Dataset excerpt:
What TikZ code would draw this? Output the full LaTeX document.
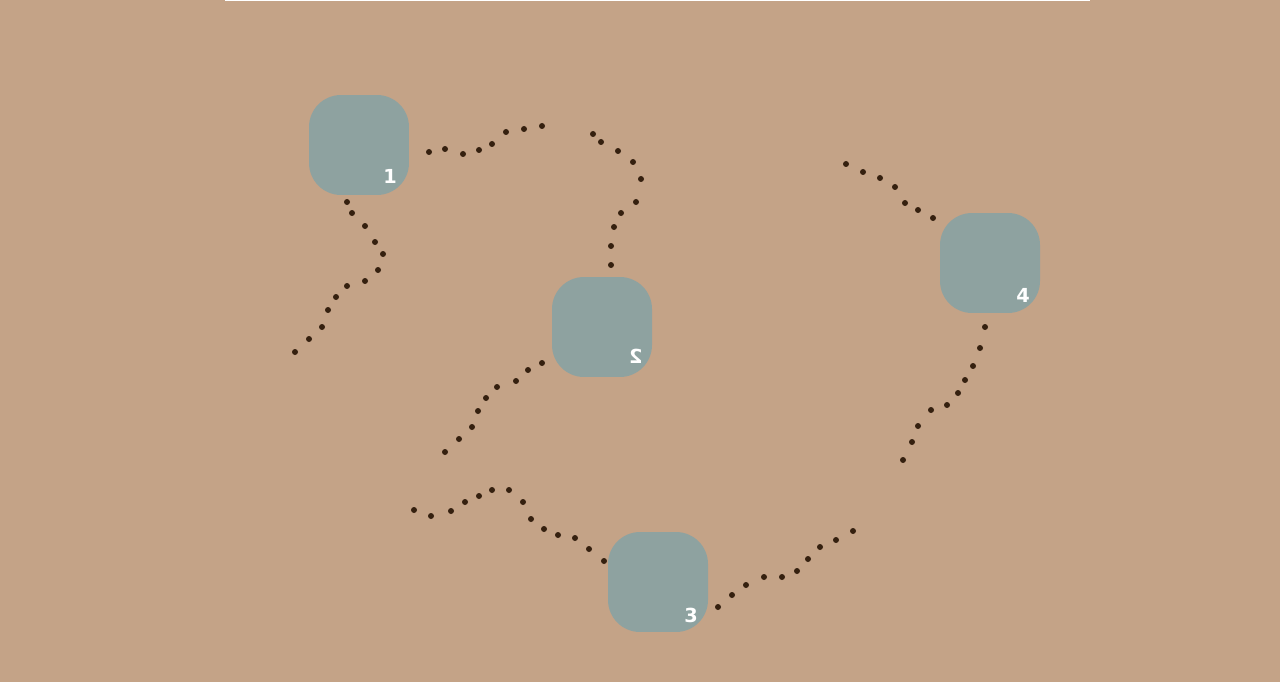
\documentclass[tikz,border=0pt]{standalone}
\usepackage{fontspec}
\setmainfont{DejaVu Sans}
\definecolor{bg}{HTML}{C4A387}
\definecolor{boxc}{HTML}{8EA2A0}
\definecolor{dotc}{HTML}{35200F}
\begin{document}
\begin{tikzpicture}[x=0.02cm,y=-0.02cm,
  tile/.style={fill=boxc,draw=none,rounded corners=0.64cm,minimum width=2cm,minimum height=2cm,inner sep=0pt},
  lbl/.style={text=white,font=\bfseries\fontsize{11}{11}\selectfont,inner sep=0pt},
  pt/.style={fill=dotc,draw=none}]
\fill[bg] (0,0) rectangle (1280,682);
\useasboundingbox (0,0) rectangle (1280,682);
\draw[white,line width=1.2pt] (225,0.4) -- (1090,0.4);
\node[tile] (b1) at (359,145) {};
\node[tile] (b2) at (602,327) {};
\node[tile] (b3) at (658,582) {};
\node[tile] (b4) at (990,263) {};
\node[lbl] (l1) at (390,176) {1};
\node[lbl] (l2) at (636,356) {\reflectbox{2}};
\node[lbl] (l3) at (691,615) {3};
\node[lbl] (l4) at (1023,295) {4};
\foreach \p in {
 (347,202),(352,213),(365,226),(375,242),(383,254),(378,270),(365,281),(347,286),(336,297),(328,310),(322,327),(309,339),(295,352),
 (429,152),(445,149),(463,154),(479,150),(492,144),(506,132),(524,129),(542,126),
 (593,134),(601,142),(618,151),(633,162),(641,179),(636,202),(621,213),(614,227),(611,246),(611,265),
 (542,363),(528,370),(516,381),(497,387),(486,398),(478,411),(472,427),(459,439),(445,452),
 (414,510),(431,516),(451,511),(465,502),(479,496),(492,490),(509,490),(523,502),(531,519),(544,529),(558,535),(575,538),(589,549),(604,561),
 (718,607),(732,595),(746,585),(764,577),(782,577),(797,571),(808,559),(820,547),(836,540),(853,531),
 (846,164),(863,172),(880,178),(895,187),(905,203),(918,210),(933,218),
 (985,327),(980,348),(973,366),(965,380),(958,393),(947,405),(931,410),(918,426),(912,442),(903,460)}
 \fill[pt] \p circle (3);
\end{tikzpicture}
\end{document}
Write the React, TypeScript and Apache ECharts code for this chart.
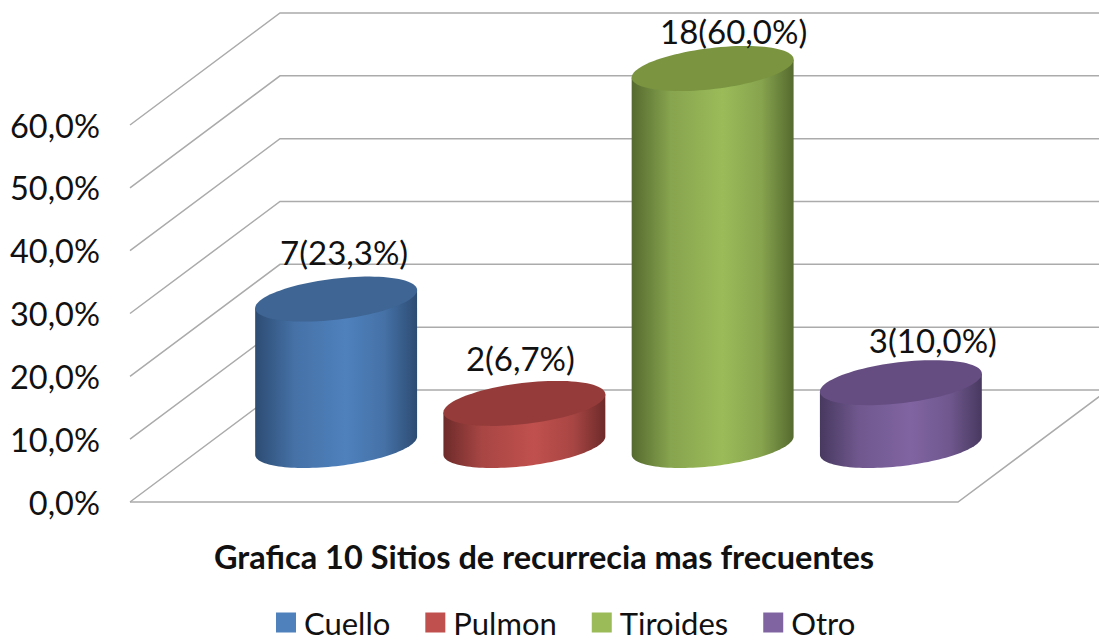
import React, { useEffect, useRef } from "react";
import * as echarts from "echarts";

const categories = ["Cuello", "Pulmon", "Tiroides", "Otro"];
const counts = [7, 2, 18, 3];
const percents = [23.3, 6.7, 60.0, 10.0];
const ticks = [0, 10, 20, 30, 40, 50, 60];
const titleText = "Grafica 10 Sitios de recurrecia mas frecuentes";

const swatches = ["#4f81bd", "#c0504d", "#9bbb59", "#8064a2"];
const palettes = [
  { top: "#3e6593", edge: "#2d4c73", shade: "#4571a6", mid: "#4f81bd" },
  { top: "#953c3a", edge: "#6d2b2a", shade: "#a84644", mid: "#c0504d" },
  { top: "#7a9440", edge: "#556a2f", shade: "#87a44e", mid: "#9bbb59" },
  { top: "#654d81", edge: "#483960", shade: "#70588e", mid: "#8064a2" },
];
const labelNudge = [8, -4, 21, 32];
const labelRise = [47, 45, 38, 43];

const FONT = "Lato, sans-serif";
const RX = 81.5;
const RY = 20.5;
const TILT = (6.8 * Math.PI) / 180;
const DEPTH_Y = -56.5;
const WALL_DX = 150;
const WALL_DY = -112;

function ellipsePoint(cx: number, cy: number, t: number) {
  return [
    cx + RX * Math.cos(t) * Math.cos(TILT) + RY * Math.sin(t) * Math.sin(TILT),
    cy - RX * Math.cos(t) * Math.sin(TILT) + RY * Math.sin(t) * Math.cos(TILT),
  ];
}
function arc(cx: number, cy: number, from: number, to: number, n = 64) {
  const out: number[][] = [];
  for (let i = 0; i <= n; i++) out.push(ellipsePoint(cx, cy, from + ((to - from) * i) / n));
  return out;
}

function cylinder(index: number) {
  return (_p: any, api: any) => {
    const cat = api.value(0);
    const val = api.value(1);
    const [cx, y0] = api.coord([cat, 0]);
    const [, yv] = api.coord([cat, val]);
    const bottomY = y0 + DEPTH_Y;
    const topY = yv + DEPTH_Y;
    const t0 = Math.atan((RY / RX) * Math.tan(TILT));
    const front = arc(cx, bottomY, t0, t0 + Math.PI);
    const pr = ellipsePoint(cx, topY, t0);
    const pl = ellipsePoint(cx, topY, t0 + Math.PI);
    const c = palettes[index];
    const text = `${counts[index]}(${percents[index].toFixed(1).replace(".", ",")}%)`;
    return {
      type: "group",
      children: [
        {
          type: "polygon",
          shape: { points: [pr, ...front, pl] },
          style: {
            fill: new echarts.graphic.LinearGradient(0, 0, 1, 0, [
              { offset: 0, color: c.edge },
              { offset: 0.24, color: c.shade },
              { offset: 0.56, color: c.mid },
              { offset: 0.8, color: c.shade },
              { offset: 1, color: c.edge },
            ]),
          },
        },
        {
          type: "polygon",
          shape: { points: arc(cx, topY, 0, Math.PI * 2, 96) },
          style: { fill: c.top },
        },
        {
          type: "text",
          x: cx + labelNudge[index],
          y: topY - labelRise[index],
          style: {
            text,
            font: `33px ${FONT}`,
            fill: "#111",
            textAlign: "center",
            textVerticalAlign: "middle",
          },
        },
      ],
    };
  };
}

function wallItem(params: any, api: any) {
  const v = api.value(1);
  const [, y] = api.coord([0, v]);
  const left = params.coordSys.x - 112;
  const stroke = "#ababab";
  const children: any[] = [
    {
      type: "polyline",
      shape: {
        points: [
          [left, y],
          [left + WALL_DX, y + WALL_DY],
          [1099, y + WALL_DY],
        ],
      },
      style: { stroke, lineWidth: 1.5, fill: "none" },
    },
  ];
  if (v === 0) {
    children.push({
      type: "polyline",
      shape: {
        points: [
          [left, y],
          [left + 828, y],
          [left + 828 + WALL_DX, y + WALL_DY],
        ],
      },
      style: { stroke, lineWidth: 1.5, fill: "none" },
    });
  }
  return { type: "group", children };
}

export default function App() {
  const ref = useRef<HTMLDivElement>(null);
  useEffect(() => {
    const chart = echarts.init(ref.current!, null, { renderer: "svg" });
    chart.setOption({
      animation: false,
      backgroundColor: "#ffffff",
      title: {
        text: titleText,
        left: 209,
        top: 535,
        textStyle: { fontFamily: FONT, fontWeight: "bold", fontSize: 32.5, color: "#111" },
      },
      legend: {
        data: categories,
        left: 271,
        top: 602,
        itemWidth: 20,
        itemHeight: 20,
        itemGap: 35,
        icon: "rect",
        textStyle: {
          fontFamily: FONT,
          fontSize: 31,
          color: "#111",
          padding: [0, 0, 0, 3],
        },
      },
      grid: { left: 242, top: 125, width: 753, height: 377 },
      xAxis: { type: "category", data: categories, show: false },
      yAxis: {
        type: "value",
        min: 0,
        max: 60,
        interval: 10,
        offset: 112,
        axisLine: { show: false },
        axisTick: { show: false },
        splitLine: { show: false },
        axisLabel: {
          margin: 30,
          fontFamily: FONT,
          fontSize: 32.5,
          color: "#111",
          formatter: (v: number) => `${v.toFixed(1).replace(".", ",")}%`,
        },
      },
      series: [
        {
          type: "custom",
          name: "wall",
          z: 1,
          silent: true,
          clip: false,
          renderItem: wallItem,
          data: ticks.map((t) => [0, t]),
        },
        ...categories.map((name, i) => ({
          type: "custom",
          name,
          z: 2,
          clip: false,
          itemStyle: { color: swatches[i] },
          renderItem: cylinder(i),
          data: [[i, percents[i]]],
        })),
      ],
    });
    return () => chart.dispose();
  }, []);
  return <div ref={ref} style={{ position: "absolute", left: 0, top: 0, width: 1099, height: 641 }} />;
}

- [What this task involves]
Repeat only the lines from the one holding "Write the React, TypeScript" to the one holding "10 Sitios de", both ends included, and drop the images.

- [Exercise solution]
Write the React, TypeScript and Apache ECharts code for this chart.
import React, { useEffect, useRef } from "react";
import * as echarts from "echarts";

const categories = ["Cuello", "Pulmon", "Tiroides", "Otro"];
const counts = [7, 2, 18, 3];
const percents = [23.3, 6.7, 60.0, 10.0];
const ticks = [0, 10, 20, 30, 40, 50, 60];
const titleText = "Grafica 10 Sitios de recurrecia mas frecuentes";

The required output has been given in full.